6.テスト環境をできるだけ本番環境に近づけよう。もし本番でExadataを使っているならば、ステージング環境、統合テスト環境も同様にそうすべきだ。そこでコストをケチってはいけない。

Security Engineer

この中には新人向けとしては、いささか高度すぎるものも含まれている。

1.不満を述べるのをやめて、修正のためのPull Requestを送ろう。さもなくばマネージャーにでもなったほうがましだろう。でないと、問題を解決することなく、何度も何度も苦しむことになる。

2.セキュリティソリューションを構築せよ。"encryption as a service" や "AppScan as a service" といった人間を介さないサービスを提供できたら素晴らしい。 HashiCorp Vault as a serviceや、TLS証明書管理ツール、 GRCツールなどやるべきことはたくさんある。

3.暗号理論に秀でよ。これは学べば学ぶほど退屈な代物だ。ただ、HMACしてから暗号化と、暗号化してからHMACの違いがわからないようでは、到底エースセキュリティエンジニアとはいえない。

Technical Program Manager

新人の君がこれにあたることはないだろう。この章はむしろエンジニアからマネジメントへのキャリアチェンジを試みている人のためにある。

1.スポンサーをゲットしろ。スポンサーとは君の案件について、強いモチベーションを持つ役員のことだ。もしそのようなスポンサーがいなければ、その案件は中止し他のもっと重要なものにフォーカスしよう。役員を説得しようとするな。彼らはきっと君の相手に疲れてしまうから。

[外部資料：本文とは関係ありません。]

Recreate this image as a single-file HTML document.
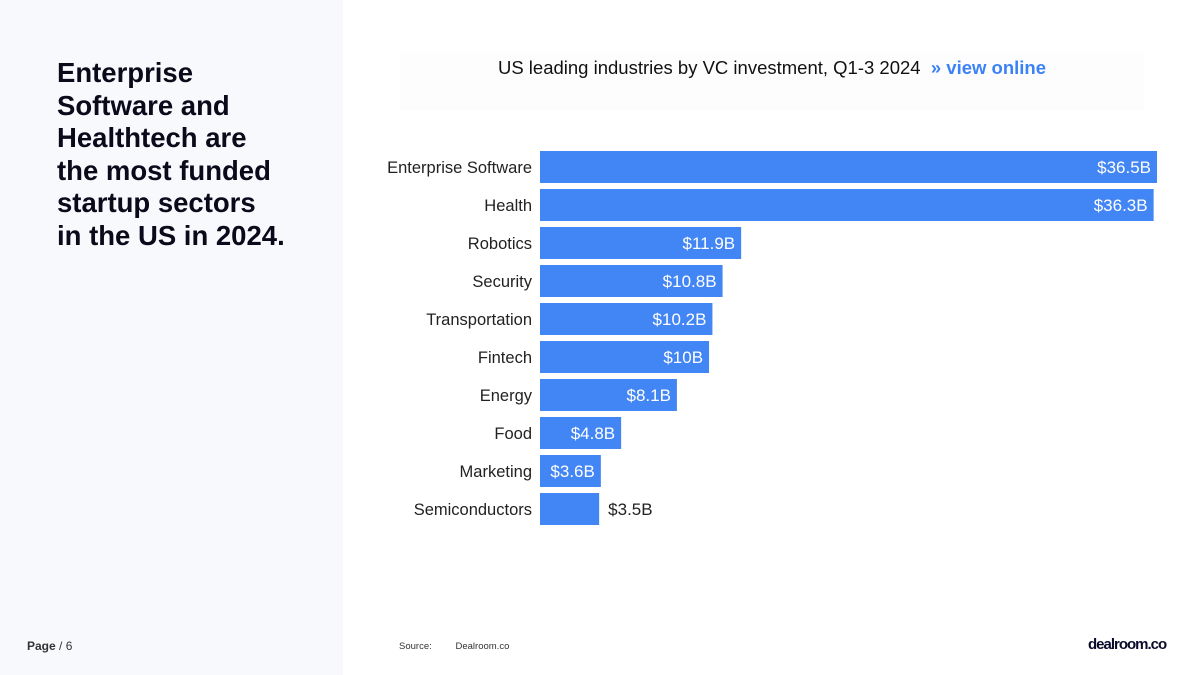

2.君の案件が最重要案件だと思い込むな。会社には君の案件より重要な無数の最重要案件がある。その時は辛くても、その新しい案件にフォーカスしなおし、時が来るのを待とう。

3.社内の様々な部署の人間とネットワークを構築しよう。

4.経理を学習しよう。

5.プロダクトマネジメントを学習しよう。

6.スピードよりクオリティを優先しよう。急いでもそんなによいことはないし、急がせることは君の責任ではない。よりよいものを提供するために十分な時間を確保しよう。

えーと、これで全部かな。
もしこのアドバイスが横柄に感じられたとしたら謝ろう。
参考にするもよし、無視するもよし、賛成するもよし、しないもよしだ。
これは、すべて俺の経験に基づいた個人的な考えだ。